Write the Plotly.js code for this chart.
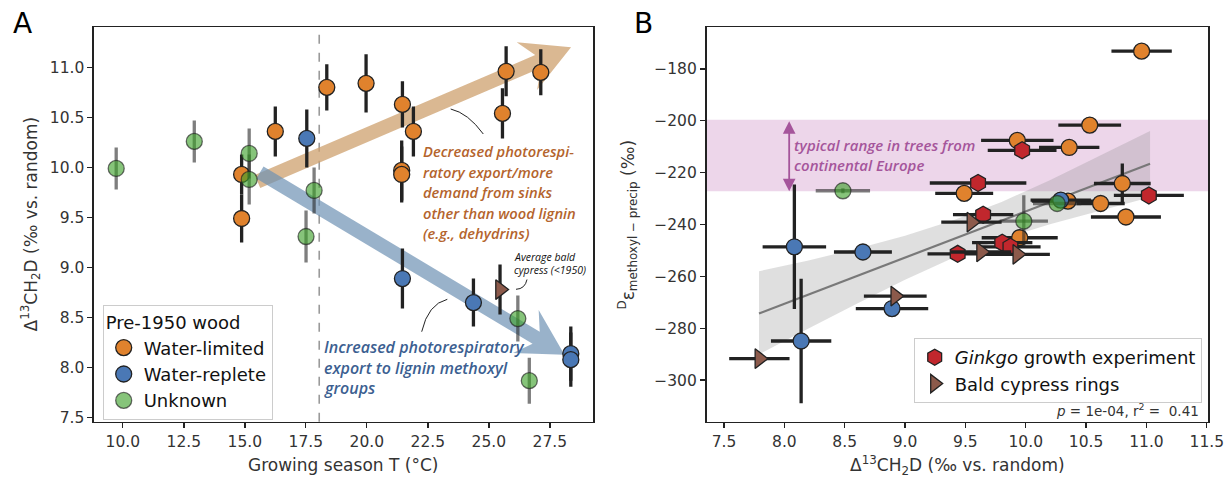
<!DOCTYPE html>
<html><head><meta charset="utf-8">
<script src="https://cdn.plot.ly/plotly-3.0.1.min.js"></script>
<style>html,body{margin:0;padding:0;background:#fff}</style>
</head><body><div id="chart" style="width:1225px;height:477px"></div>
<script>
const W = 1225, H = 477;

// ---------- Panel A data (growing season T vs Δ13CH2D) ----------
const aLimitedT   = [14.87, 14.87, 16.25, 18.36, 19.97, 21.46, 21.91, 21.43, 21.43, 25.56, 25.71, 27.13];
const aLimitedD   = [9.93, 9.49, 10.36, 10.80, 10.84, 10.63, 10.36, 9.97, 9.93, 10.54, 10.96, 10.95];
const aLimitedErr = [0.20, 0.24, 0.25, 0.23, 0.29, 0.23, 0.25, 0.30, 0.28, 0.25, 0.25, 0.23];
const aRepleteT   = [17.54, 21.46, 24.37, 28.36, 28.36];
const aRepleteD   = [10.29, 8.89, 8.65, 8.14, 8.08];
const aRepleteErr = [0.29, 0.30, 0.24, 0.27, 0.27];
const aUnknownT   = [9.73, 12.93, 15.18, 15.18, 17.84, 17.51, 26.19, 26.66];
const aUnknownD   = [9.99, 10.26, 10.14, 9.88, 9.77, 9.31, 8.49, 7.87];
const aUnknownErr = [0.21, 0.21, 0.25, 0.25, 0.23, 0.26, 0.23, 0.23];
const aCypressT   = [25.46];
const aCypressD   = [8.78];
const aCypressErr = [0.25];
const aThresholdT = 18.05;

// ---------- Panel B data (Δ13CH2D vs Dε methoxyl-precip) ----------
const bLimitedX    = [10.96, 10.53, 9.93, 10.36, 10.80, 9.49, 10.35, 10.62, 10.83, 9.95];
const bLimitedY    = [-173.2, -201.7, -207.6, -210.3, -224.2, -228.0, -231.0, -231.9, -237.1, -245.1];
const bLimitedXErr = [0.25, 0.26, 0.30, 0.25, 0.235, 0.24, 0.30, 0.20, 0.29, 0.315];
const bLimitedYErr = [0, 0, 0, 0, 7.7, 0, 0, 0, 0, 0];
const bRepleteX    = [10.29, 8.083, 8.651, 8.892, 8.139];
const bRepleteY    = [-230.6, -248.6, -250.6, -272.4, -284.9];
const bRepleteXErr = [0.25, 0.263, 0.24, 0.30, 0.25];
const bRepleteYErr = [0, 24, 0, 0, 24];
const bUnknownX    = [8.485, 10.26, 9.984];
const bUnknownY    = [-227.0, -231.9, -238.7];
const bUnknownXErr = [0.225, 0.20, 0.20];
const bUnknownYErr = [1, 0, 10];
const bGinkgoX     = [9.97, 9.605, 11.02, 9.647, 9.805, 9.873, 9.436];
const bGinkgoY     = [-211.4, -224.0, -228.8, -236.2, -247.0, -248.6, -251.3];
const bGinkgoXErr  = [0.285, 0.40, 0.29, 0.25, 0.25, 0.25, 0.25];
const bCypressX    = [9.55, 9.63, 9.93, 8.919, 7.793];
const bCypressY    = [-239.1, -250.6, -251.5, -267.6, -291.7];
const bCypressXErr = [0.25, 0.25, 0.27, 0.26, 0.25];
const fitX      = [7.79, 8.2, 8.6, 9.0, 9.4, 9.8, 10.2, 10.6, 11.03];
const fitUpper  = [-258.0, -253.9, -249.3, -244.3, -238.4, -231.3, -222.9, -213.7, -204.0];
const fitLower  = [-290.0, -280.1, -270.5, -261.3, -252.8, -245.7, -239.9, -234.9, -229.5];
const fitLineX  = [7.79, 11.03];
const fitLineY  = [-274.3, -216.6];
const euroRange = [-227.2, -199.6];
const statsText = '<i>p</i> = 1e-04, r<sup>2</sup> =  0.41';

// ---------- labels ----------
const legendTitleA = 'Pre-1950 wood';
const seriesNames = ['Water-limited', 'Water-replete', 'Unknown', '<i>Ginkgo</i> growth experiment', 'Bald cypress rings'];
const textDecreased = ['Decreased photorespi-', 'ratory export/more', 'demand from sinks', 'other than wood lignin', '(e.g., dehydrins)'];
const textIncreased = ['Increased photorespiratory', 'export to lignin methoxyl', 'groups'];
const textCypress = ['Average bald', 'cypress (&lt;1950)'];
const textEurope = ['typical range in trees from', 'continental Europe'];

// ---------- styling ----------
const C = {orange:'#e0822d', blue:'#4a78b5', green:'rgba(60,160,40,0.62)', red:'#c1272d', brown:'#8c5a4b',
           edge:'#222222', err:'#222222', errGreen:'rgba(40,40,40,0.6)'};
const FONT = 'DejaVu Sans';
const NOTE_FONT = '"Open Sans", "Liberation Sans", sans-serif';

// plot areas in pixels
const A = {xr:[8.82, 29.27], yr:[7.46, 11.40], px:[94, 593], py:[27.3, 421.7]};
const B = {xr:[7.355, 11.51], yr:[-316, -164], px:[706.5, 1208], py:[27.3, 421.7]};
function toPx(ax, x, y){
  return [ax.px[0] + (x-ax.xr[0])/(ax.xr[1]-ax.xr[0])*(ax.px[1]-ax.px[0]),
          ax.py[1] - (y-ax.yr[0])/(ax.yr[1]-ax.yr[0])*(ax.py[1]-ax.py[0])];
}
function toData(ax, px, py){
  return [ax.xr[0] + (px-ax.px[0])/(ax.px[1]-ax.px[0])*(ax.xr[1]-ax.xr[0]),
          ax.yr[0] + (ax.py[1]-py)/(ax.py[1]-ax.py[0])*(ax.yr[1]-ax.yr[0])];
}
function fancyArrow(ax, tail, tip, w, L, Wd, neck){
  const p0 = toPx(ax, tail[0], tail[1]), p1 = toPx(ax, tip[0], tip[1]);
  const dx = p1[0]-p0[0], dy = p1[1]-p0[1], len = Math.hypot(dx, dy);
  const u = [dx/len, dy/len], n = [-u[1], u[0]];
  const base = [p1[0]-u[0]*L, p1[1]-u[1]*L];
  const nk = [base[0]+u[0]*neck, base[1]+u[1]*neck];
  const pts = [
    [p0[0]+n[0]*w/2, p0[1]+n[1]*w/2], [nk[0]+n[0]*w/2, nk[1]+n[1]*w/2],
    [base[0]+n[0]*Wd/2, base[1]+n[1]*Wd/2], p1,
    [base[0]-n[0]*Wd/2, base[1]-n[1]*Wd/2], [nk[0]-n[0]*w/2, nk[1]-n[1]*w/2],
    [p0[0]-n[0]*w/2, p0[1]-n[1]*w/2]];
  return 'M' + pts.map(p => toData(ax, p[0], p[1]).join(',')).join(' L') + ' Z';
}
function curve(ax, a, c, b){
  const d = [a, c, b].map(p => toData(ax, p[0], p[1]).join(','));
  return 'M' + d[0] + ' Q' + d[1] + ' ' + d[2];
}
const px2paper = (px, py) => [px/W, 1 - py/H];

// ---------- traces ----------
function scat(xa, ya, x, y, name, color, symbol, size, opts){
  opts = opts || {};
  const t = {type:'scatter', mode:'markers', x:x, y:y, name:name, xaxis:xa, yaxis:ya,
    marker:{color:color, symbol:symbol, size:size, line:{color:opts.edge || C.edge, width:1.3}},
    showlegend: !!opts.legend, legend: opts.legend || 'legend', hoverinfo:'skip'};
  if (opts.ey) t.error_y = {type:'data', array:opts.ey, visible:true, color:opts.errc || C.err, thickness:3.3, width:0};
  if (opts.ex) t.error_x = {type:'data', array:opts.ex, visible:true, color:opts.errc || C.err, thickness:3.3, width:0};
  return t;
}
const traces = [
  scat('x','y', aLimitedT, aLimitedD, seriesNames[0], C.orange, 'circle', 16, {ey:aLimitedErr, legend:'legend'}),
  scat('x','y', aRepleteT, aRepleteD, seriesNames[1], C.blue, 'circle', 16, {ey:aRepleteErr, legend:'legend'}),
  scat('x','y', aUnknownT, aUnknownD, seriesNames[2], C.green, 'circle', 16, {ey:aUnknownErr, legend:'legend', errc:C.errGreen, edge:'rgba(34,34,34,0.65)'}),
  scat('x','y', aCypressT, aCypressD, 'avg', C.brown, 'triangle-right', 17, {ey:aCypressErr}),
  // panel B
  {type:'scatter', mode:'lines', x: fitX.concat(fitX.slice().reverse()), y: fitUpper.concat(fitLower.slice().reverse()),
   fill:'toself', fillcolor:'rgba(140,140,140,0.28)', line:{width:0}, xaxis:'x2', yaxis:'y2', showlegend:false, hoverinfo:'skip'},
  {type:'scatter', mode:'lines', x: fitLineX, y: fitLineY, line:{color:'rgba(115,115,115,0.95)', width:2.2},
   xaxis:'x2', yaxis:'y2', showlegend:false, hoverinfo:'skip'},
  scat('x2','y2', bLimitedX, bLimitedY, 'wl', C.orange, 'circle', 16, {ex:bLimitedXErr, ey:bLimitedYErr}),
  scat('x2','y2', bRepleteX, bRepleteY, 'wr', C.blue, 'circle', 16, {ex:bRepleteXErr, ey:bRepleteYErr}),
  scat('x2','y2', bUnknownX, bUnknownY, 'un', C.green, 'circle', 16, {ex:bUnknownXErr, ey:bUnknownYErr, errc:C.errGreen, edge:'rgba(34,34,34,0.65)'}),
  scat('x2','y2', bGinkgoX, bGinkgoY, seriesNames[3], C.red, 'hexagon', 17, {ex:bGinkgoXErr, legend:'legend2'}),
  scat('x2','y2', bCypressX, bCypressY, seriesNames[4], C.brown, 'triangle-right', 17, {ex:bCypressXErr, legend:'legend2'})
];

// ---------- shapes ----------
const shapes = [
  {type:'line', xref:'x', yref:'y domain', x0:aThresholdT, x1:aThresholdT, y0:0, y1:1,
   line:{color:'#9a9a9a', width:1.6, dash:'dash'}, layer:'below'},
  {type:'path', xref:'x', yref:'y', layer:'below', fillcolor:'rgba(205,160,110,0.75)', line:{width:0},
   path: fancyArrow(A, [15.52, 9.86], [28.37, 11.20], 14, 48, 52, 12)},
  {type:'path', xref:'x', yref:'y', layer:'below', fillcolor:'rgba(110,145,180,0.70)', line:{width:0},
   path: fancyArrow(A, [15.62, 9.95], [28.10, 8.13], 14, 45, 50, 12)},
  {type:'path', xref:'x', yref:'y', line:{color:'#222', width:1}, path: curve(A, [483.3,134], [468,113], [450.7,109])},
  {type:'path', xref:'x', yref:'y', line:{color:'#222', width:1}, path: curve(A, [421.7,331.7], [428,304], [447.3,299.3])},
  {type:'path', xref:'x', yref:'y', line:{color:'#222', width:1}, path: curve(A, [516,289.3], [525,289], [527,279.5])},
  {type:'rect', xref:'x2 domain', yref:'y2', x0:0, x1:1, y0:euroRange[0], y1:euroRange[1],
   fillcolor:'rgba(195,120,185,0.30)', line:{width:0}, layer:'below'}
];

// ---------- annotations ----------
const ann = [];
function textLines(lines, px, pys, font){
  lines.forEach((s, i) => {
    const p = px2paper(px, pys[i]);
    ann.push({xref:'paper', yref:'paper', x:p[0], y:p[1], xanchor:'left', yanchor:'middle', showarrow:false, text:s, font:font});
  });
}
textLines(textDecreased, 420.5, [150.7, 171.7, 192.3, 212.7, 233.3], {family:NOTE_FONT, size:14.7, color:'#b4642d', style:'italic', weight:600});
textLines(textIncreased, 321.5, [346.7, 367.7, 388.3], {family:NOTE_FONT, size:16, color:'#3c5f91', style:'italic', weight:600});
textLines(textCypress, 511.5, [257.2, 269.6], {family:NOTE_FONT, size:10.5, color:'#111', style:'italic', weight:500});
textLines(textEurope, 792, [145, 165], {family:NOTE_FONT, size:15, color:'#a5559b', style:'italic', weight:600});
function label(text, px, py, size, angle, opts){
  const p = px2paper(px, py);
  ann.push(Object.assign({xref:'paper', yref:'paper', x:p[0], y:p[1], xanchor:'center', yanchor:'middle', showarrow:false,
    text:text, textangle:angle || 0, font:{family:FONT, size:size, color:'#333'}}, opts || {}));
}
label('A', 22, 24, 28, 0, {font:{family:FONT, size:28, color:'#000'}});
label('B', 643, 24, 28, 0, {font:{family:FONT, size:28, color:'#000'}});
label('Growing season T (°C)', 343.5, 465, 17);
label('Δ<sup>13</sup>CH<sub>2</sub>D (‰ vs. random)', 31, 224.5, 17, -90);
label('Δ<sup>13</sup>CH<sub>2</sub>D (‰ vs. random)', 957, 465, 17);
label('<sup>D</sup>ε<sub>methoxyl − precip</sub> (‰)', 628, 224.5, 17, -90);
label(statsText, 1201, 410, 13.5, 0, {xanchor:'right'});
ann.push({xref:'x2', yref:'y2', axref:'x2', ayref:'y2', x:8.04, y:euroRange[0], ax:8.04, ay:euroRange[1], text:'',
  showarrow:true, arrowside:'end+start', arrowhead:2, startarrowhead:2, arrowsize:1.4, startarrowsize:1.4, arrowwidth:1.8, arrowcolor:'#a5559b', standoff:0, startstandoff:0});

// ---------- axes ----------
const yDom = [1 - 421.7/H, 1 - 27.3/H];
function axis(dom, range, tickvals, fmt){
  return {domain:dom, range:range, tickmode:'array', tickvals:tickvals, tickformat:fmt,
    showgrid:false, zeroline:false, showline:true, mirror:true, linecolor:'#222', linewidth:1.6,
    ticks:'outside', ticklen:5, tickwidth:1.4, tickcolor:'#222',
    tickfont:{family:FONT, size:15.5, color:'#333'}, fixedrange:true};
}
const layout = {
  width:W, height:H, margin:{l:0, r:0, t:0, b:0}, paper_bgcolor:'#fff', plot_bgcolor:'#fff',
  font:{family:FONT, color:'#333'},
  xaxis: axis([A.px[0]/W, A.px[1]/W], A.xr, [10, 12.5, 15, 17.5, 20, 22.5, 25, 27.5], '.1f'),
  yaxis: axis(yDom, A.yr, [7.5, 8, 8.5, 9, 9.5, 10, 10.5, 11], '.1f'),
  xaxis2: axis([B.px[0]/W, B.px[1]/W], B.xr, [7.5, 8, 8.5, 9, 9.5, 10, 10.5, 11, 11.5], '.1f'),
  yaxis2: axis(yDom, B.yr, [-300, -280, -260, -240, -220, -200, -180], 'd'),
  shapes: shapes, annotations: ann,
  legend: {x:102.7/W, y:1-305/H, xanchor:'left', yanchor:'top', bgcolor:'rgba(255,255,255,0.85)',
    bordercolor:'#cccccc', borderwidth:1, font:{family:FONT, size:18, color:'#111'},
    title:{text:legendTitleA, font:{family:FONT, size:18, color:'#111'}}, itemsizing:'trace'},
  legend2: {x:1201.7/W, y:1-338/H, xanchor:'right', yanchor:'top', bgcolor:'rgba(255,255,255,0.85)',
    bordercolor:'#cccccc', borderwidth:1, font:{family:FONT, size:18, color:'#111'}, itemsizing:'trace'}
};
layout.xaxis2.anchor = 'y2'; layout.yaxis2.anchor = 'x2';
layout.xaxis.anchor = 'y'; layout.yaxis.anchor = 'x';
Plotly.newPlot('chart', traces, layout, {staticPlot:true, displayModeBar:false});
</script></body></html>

• • • • • • •

§ What the exercise asks
Make an exact copy of the lines from the top of the material through the line with "const W = 1225, H = 477;", pictures excluded.

§ Finished answer
Write the Plotly.js code for this chart.
<!DOCTYPE html>
<html><head><meta charset="utf-8">
<script src="https://cdn.plot.ly/plotly-3.0.1.min.js"></script>
<style>html,body{margin:0;padding:0;background:#fff}</style>
</head><body><div id="chart" style="width:1225px;height:477px"></div>
<script>
const W = 1225, H = 477;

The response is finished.